Tennessee Gov. Bill Lee said Monday that his administration is looking at several policy options to increase public safety after two mass shootings over the weekend.

However, the Republican declined to specify which policy proposal aimed at addressing gun violence he would push while working with a GOP-controlled Statehouse, which has been resistant to adopt gun control measures over the years.

"We want to look at all options," Lee told reporters in Nashville. "It's early for us to talk about which direction we want to go. We want to take action."

When pressed by reporters, Lee said the direction of his administration had not changed in the wake of the recent shootings that took 31 lives. In El Paso, Texas, 22 people were killed in a shooting at a packed shopping center, and nine died in an unrelated shooting in a nightclub district in Dayton, Ohio.

Lee said it was his responsibility as governor to pursue policy that mitigates hatred in Tennessee, but again offered no specifics on how to do so.

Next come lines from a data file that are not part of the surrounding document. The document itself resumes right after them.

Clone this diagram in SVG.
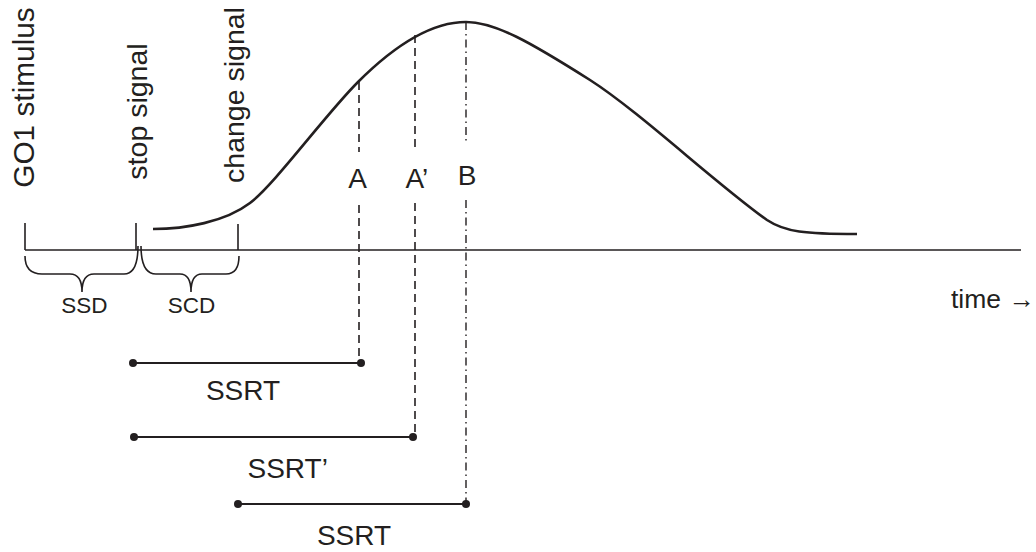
<svg xmlns="http://www.w3.org/2000/svg" width="1036" height="552" viewBox="0 0 1036 552">
  <style>
    text { font-family: "Liberation Sans", Arial, sans-serif; fill: #231f20; }
    .big { font-size: 28px; }
    .rot { font-size: 28.5px; }
    .small { font-size: 22.5px; }
    .axis { stroke: #231f20; stroke-width: 1.6; fill: none; }
    .curve { stroke: #231f20; stroke-width: 2.6; fill: none; stroke-linecap: butt; }
    .dash { stroke: #231f20; stroke-width: 1.6; fill: none; stroke-dasharray: 8 5; }
    .dashdot { stroke: #231f20; stroke-width: 1.4; fill: none; stroke-dasharray: 8 4 1.5 4; }
    .seg { stroke: #231f20; stroke-width: 2.2; fill: none; }
    .dot { fill: #231f20; }
  </style>
  <rect width="1036" height="552" fill="#ffffff"/>

  <g id="connectors">
    <!-- time axis -->
    <line class="axis" x1="25" y1="250" x2="1021" y2="250"/>
    <!-- ticks -->
    <line class="axis" x1="25" y1="223" x2="25" y2="250"/>
    <line class="axis" x1="136" y1="223" x2="136" y2="250"/>
    <line class="axis" x1="238" y1="224" x2="238" y2="250"/>
    <!-- braces -->
    <path class="axis" d="M25,256 Q25,274 42,274 L70,274 Q82,274 82,292 Q82,274 94,274 L124,274 Q138,274 138,246"/>
    <path class="axis" d="M141,246 Q141,274 156,274 L180,274 Q191,274 191,292 Q191,274 202,274 L226,274 Q239,274 239,256"/>
    <!-- response curve -->
    <path class="curve" d="M153,229 C185,229 225,222 250,203 C275,184 325,115 358,82 C385,55 425,22 466,22 C495,22 530,42 590,80 C640,112 715,183 767,220 C785,232 805,234 857,234"/>
    <!-- A dashed -->
    <line class="dash" x1="359" y1="82" x2="359" y2="152"/>
    <line class="dash" x1="359" y1="205" x2="359" y2="362"/>
    <!-- A' dashed -->
    <line class="dash" x1="415" y1="35" x2="415" y2="152"/>
    <line class="dash" x1="415" y1="203" x2="415" y2="437"/>
    <!-- B dash-dot -->
    <line class="dashdot" x1="466" y1="22" x2="466" y2="143"/>
    <line class="dashdot" x1="466" y1="200" x2="466" y2="504"/>
    <!-- SSRT intervals -->
    <line class="seg" x1="133" y1="363" x2="361" y2="363"/>
    <circle class="dot" cx="133" cy="363" r="4"/>
    <circle class="dot" cx="361" cy="363" r="4"/>
    <line class="seg" x1="134" y1="437" x2="413" y2="437"/>
    <circle class="dot" cx="134" cy="437" r="4"/>
    <circle class="dot" cx="413" cy="437" r="4"/>
    <line class="seg" x1="238" y1="504" x2="466" y2="504"/>
    <circle class="dot" cx="238" cy="504" r="4"/>
    <circle class="dot" cx="466" cy="504" r="4"/>
  </g>

  <g id="go1-stimulus">
    <text class="rot" text-anchor="middle" transform="translate(34,97.5) rotate(-90)" style="font-size:29.8px">GO1 stimulus</text>
  </g>
  <g id="stop-signal">
    <text class="rot" text-anchor="middle" transform="translate(146.5,111.5) rotate(-90)">stop signal</text>
  </g>
  <g id="change-signal">
    <text class="rot" text-anchor="middle" transform="translate(244,95) rotate(-90)">change signal</text>
  </g>

  <g id="label-A"><text class="big" x="357.5" y="188" text-anchor="middle">A</text></g>
  <g id="label-A-prime"><text class="big" x="405.5" y="188">A’</text></g>
  <g id="label-B"><text class="big" x="467" y="185" text-anchor="middle">B</text></g>

  <g id="label-SSD"><text class="small" x="84.5" y="313" text-anchor="middle">SSD</text></g>
  <g id="label-SCD"><text class="small" x="191.5" y="313" text-anchor="middle">SCD</text></g>

  <g id="label-time"><text x="951" y="308" style="font-size:26.5px">time →</text></g>

  <g id="label-SSRT1"><text class="big" x="243" y="400" text-anchor="middle">SSRT</text></g>
  <g id="label-SSRT2"><text class="big" x="247.5" y="478">SSRT’</text></g>
  <g id="label-SSRT3"><text class="big" x="354" y="545" text-anchor="middle">SSRT</text></g>
</svg>
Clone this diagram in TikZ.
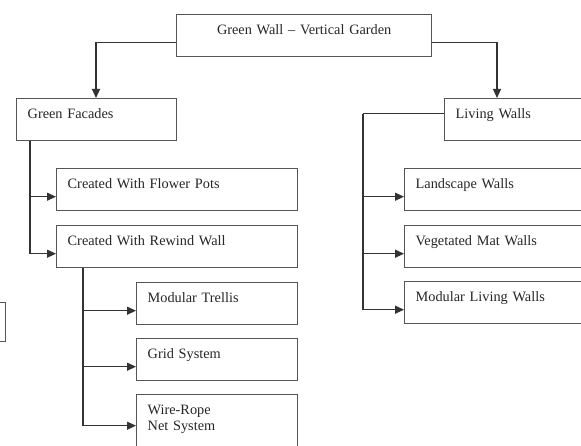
\documentclass[tikz,border=0pt]{standalone}
\usepackage{fontspec}
\setmainfont{Liberation Serif}
\usetikzlibrary{arrows.meta}
\definecolor{boxline}{HTML}{555555}
\definecolor{wire}{HTML}{333333}
\definecolor{ink}{HTML}{262626}
\begin{document}
\begin{tikzpicture}[x=1pt,y=-1pt,
  box/.style={draw=boxline, line width=1.4pt, rectangle, inner xsep=11pt,
    inner ysep=0pt, anchor=north west, align=left, text height=20pt,
    text depth=22pt, text=ink,
    font=\fontsize{14.3pt}{16pt}\selectfont},
  link/.style={draw=wire, line width=1.2pt,
    -{Triangle[length=9pt,width=8pt]}}]
  \useasboundingbox (0,0) rectangle (581,446);
  \clip (0,0) rectangle (581,446);
  \fill[white] (0,0) rectangle (581,446);

  % root and the two main groups
  \node[box, align=center, text width=233pt] (root) at (176,14)
    {Green Wall – Vertical Garden};
  \node[box, text width=138pt] (gf) at (16,98) {Green Facades};
  \node[box, text width=160pt] (lw) at (444,98) {Living Walls};

  % green facade types
  \node[box, text width=219pt] (fp) at (56,168) {Created With Flower Pots};
  \node[box, text width=219pt] (rw) at (56,225) {Created With Rewind Wall};

  % rewind wall systems
  \node[box, text width=139pt] (mt) at (136,282) {Modular Trellis};
  \node[box, text width=139pt] (gs) at (136,338) {Grid System};
  \node[box, text width=139pt, text depth=40pt] (wr) at (136,394)
    {Wire-Rope\\Net System};

  % living wall types
  \node[box, text width=200pt] (ls) at (404,168) {Landscape Walls};
  \node[box, text width=200pt] (vm) at (404,225) {Vegetated Mat Walls};
  \node[box, text width=200pt] (ml) at (404,281) {Modular Living Walls};

  % partial box at the left edge
  \node[box, text width=38pt, text depth=19pt] (edge) at (-55,302) {};

  % connector end points
  \coordinate (root-l) at ([yshift=-7pt]root.west);
  \coordinate (root-r) at ([yshift=-7pt]root.east);
  \coordinate (gf-top) at ([xshift=80pt]gf.north west);
  \coordinate (lw-top) at ([xshift=53pt]lw.north west);
  \coordinate (gf-out) at ([xshift=14pt]gf.south west);
  \coordinate (rw-out) at ([xshift=27pt]rw.south west);
  \coordinate (lw-out) at ([yshift=6pt]lw.west);
  \coordinate (lw-bus) at (363,0);
  \foreach \n in {fp,rw,mt,gs,ls,vm,ml}
    \coordinate (\n-in) at ([yshift=-7pt]\n.west);
  \coordinate (wr-in) at ([yshift=-1pt]wr.west);

  % connectors
  \draw[link] (root-l) -| (gf-top);
  \draw[link] (root-r) -| (lw-top);
  \draw[link] (gf-out) |- (fp-in);
  \draw[link] (gf-out) |- (rw-in);
  \draw[link] (rw-out) |- (mt-in);
  \draw[link] (rw-out) |- (gs-in);
  \draw[link] (rw-out) |- (wr-in);
  \draw[draw=wire, line width=1.2pt] (lw-out) -- (lw-out -| lw-bus);
  \draw[link] (lw-out -| lw-bus) |- (ls-in);
  \draw[link] (lw-out -| lw-bus) |- (vm-in);
  \draw[link] (lw-out -| lw-bus) |- (ml-in);
\end{tikzpicture}
\end{document}
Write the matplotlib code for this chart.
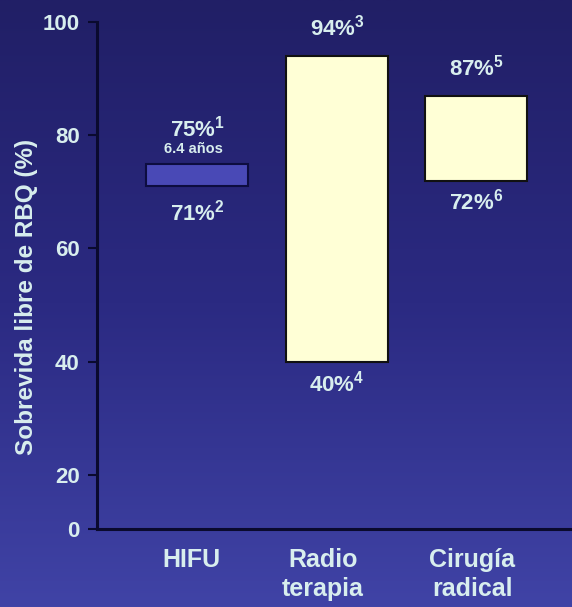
import numpy as np
import matplotlib
matplotlib.use("Agg")
import matplotlib.pyplot as plt
import matplotlib.transforms as mtransforms
from matplotlib.colors import LinearSegmentedColormap

# Data: survival ranges per treatment
categories = ["HIFU", "Radio\nterapia", "Cirugía\nradical"]
lower = [71, 40, 72]
upper = [75, 94, 87]
upper_refs = ["1", "3", "5"]
lower_refs = ["2", "4", "6"]
hifu_note = "6.4 años"
yticks = [0, 20, 40, 60, 80, 100]
ylabel = "Sobrevida libre de RBQ (%)"

# Layout / style
upper_gap_px = [27, 20, 20]       # baseline distance above bar top
lower_gap_px = [34, 30, 29]       # baseline distance below bar bottom
note_gap_px = 11
xlabel_shift_px = [-6, -14, -4]
TEXT = "#D8EEEE"
AXIS = "#0A0A2E"
fills = ["#4949B6", "#FFFFD6", "#FFFFD6"]
edges = ["#0D0D40", "#111111", "#111111"]

plt.rcParams["font.family"] = ["Liberation Sans", "DejaVu Sans"]
plt.rcParams["font.weight"] = "bold"
plt.rcParams["mathtext.fontset"] = "custom"
plt.rcParams["mathtext.bf"] = "Liberation Sans:bold"
plt.rcParams["mathtext.rm"] = "Liberation Sans:bold"

W, H = 572, 607
fig = plt.figure(figsize=(W / 100, H / 100), dpi=100)

# gradient backdrop
bg = fig.add_axes([0, 0, 1, 1], zorder=-10)
grad = np.linspace(0, 1, 256)[:, None]
cmap = LinearSegmentedColormap.from_list("bg", ["#211F66", "#2B2A82", "#4043A6"])
bg.imshow(grad, aspect="auto", cmap=cmap, extent=[0, 1, 0, 1], origin="upper")
bg.axis("off")

left_px, right_px, top_px, bottom_px = 97, 572, 22, 529
ax = fig.add_axes([left_px / W, 1 - bottom_px / H,
                   (right_px - left_px) / W, (bottom_px - top_px) / H])
ax.set_facecolor("none")

# compressed segment below 20
k = 0.477


def fwd(y):
    y = np.asarray(y, dtype=float)
    return np.where(y < 20, 20 - (20 - y) * k, y)


def inv(v):
    v = np.asarray(v, dtype=float)
    return np.where(v < 20, 20 - (20 - v) / k, v)


ax.set_yscale("function", functions=(fwd, inv))
ax.set_ylim(0, 100)
ax.set_xlim(-0.72, 2.685)

x = np.arange(len(categories))
heights = np.array(upper) - np.array(lower)
ax.bar(x, heights, bottom=lower, width=0.731, color=fills,
       edgecolor=edges, linewidth=1.5, zorder=3)

px2pt = 72 / 100
for i in range(len(categories)):
    ax.annotate(rf"$\mathbf{{{upper[i]}\%}}^{{\mathbf{{{upper_refs[i]}}}}}$",
                xy=(x[i], upper[i]), xytext=(0, upper_gap_px[i] * px2pt),
                textcoords="offset points", ha="center", va="baseline",
                fontsize=16, color=TEXT)
    ax.annotate(rf"$\mathbf{{{lower[i]}\%}}^{{\mathbf{{{lower_refs[i]}}}}}$",
                xy=(x[i], lower[i]), xytext=(0, -lower_gap_px[i] * px2pt),
                textcoords="offset points", ha="center", va="baseline",
                fontsize=16, color=TEXT)

ax.annotate(hifu_note, xy=(x[0], upper[0]), xytext=(-3, note_gap_px * px2pt),
            textcoords="offset points", ha="center", va="baseline",
            fontsize=10.5, color=TEXT, fontweight="bold")

ax.set_yticks(yticks)
ax.set_yticklabels([str(t) for t in yticks])
ax.tick_params(axis="y", length=6.5, width=1.5, color=AXIS, pad=6,
               labelsize=16, labelcolor=TEXT, direction="out")
ax.set_xticks(x)
ax.set_xticklabels(categories)
ax.tick_params(axis="x", length=0, pad=14, labelsize=18, labelcolor=TEXT)
for lbl, dx in zip(ax.get_xticklabels(), xlabel_shift_px):
    lbl.set_linespacing(1.25)
    lbl.set_fontweight("bold")
    lbl.set_transform(lbl.get_transform() +
                      mtransforms.ScaledTranslation(dx / 100, 0, fig.dpi_scale_trans))
for lbl in ax.get_yticklabels():
    lbl.set_fontweight("bold")

for side in ("top", "right"):
    ax.spines[side].set_visible(False)
for side in ("left", "bottom"):
    ax.spines[side].set_color(AXIS)
    ax.spines[side].set_linewidth(2.2)

ax.set_ylabel(ylabel, fontsize=17.5, color=TEXT, fontweight="bold")
ax.yaxis.set_label_coords(-0.124, 0.457)

fig.savefig("out.png", dpi=100)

"More than just talking about it. It's pursuing policy that'll mitigate that," Lee said. "Protecting rights of people's ability to speak freely, but we've learned in this country how to delineate between how to speak freely and being a threat to society. We can lead in that."

Last year, The Associated Press reviewed the fate of all firearms-related legislation that were pitched in Statehouses across the country and found a mixed record. While some gun-control measures were passed across the country, it was not a year of massive changes sought by advocates as many states returned to familiar partisan politics.

In Tennessee, as in many other states, lawmakers scrambled to react in response to the 2018 shooting at a Florida high school that left 17 dead. Several months later, a shooting that killed four people at a Nashville Waffle House loomed over the final days of the session for the gun-friendly Legislature.

Eventually, lawmakers approved a bipartisan bill that would let school districts pay off-duty law enforcement officers to serve as armed school officers during school hours or school-sponsored events, but they couldn't be used to replace school resource officers. But lawmakers spiked a bill to raise the age limit to 21 from 18 to buy semi-automatic weapons.

This year, Lee enacted legislation that would offer new concealed carry-only handgun permits that don't require training that involves actually firing a weapon.